● **Source material**
────────────────────

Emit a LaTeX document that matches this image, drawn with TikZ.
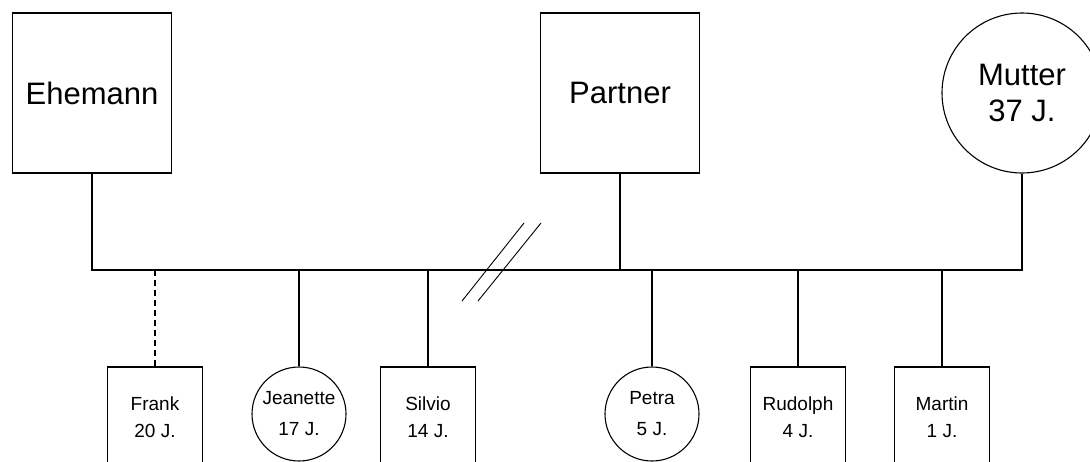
\documentclass[tikz,border=0pt]{standalone}
\usepackage{fontspec}
\setmainfont{Liberation Sans}
\usetikzlibrary{positioning}

\begin{document}
\begin{tikzpicture}[x=1pt, y=-1pt, line width=1.1pt,
    adult/.style={rectangle, draw, minimum width=159pt, minimum height=160pt, inner sep=0pt,
      font=\fontsize{31}{36}\selectfont, align=center},
    adultf/.style={circle, draw, minimum size=160pt, inner sep=0pt,
      font=\fontsize{31}{36}\selectfont, align=center},
    kid/.style={rectangle, draw, minimum width=95pt, minimum height=100pt, inner sep=0pt,
      font=\fontsize{19}{27}\selectfont, align=center},
    kidf/.style={circle, draw, minimum size=94pt, inner sep=0pt,
      font=\fontsize{19}{31}\selectfont, align=center}]
  \clip (0,0) rectangle (1090,461);
  \fill[white] (0,0) rectangle (1090,461);
  % parents
  \node[adult] (ehe) at (92,93) {Ehemann};
  \node[adult] (par) at (620,93) {Partner};
  \node[adultf] (mut) at (1022,93) {Mutter\\37 J.};
  \coordinate (bus) at (0,270);
  % children
  \node[kid] (fra) at (155,417) {Frank\\20 J.};
  \node[kidf] (jea) at (299,414) {Jeanette\\17 J.};
  \node[kid] (sil) at (428,417) {Silvio\\14 J.};
  \node[kidf] (pet) at (652,414) {Petra\\5 J.};
  \node[kid] (rud) at (798,417) {Rudolph\\4 J.};
  \node[kid] (mar) at (942,417) {Martin\\1 J.};
  % lines
  \draw (ehe.south) -- (ehe.south |- bus) -| (mut.south);
  \draw (par.south) -- (par.south |- bus);
  \draw[dash pattern=on 6pt off 4pt] (fra.north) -- (fra.north |- bus);
  \foreach \k in {jea,sil,pet,rud,mar}
    \draw (\k.north) -- (\k.north |- bus);
  % separation
  \coordinate (s1a) at (462,301); \coordinate (s1b) at (524,223);
  \coordinate (s2a) at (478,301); \coordinate (s2b) at (541,223);
  \draw[line width=0.9pt] (s1a) -- (s1b);
  \draw[line width=0.9pt] (s2a) -- (s2b);
\end{tikzpicture}
\end{document}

────────────────────

● **To do**
Using the data above, write out every line exactly, leaving the images behind.

● **Task output**
Emit a LaTeX document that matches this image, drawn with TikZ.
\documentclass[tikz,border=0pt]{standalone}
\usepackage{fontspec}
\setmainfont{Liberation Sans}
\usetikzlibrary{positioning}

\begin{document}
\begin{tikzpicture}[x=1pt, y=-1pt, line width=1.1pt,
    adult/.style={rectangle, draw, minimum width=159pt, minimum height=160pt, inner sep=0pt,
      font=\fontsize{31}{36}\selectfont, align=center},
    adultf/.style={circle, draw, minimum size=160pt, inner sep=0pt,
      font=\fontsize{31}{36}\selectfont, align=center},
    kid/.style={rectangle, draw, minimum width=95pt, minimum height=100pt, inner sep=0pt,
      font=\fontsize{19}{27}\selectfont, align=center},
    kidf/.style={circle, draw, minimum size=94pt, inner sep=0pt,
      font=\fontsize{19}{31}\selectfont, align=center}]
  \clip (0,0) rectangle (1090,461);
  \fill[white] (0,0) rectangle (1090,461);
  % parents
  \node[adult] (ehe) at (92,93) {Ehemann};
  \node[adult] (par) at (620,93) {Partner};
  \node[adultf] (mut) at (1022,93) {Mutter\\37 J.};
  \coordinate (bus) at (0,270);
  % children
  \node[kid] (fra) at (155,417) {Frank\\20 J.};
  \node[kidf] (jea) at (299,414) {Jeanette\\17 J.};
  \node[kid] (sil) at (428,417) {Silvio\\14 J.};
  \node[kidf] (pet) at (652,414) {Petra\\5 J.};
  \node[kid] (rud) at (798,417) {Rudolph\\4 J.};
  \node[kid] (mar) at (942,417) {Martin\\1 J.};
  % lines
  \draw (ehe.south) -- (ehe.south |- bus) -| (mut.south);
  \draw (par.south) -- (par.south |- bus);
  \draw[dash pattern=on 6pt off 4pt] (fra.north) -- (fra.north |- bus);
  \foreach \k in {jea,sil,pet,rud,mar}
    \draw (\k.north) -- (\k.north |- bus);
  % separation
  \coordinate (s1a) at (462,301); \coordinate (s1b) at (524,223);
  \coordinate (s2a) at (478,301); \coordinate (s2b) at (541,223);
  \draw[line width=0.9pt] (s1a) -- (s1b);
  \draw[line width=0.9pt] (s2a) -- (s2b);
\end{tikzpicture}
\end{document}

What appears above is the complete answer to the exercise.